2005 Salt Lake City Annual Meeting (October 16–19, 2005)

Paper No. 14
Presentation Time: 4:55 PM

WHAT STORY DO WE BEGIN WITH FIRST?


GEISSMAN, John W., Department of Earth and Planetary Sciences, University of New Mesico, 203 Northrop Hall, Albuquerque, NM 87131 and ZOBACK, Mary Lou, USGS, 345 Middlefield Road, MS. 977, Menlo Park, CA 94025, jgeiss@unm.edu

Agree with him or not, you have to agree about the passion of R. E. Anderson! Our lives have been strongly influenced and our keen interest in the geosciences made even keener through our numerous interactions with Ernie, over some three decades. Early on, Ernie revolutionized an approach to thinking about extensional processes in continental lithosphere, in particular the Basin and Range Province, by documenting the importance of low angle normal faulting in the extension of what is now well known as the Colorado River extensional corridor.

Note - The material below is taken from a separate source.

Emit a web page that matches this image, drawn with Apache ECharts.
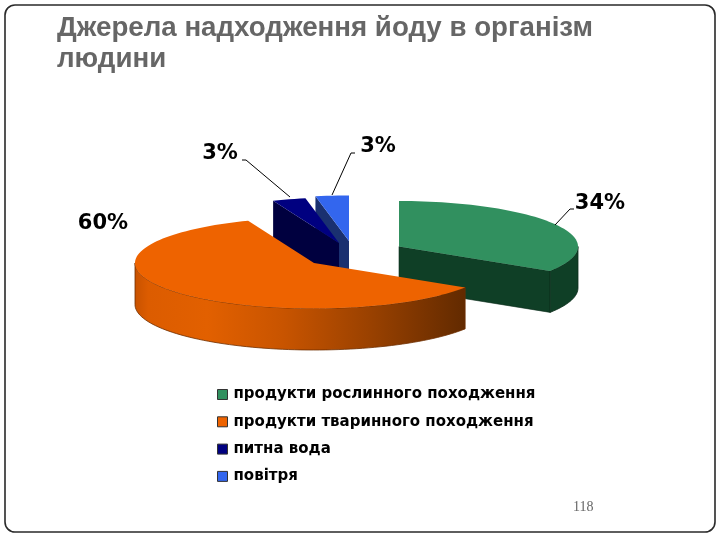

His work has blended numerous approaches to understanding how extension began and evolved in the Basin and Range Province, and, by recounting past experiences with some science thrown in, we emphasize the extreme pleasure being involved in some of these efforts has brought. The senior author of this abstract first interacted with Ernie in the very early 80's while at the Colorado School of Mines. Ernie walked into my office with a box full of oriented samples of the Tuff of Hoover Dam, saying something to the effect of, “I hear you have a paleomagnetism laboratory here; well, I have a problem and I need your help!” Years later, the senior author, and his students, are still trying to help. A word of advice, however, never borrow Ernie's boat to cross Lake Mead in mid-March. His genuine and enthusiastic interest in several PhD students using paleomagnetism to solve problems in structural geology and tectonics, including Mark Hudson, Jim Faulds, Tim Wawrzyniec, Steve Harlan, and Mike Petronis, has been remarkable, and greatly appreciated.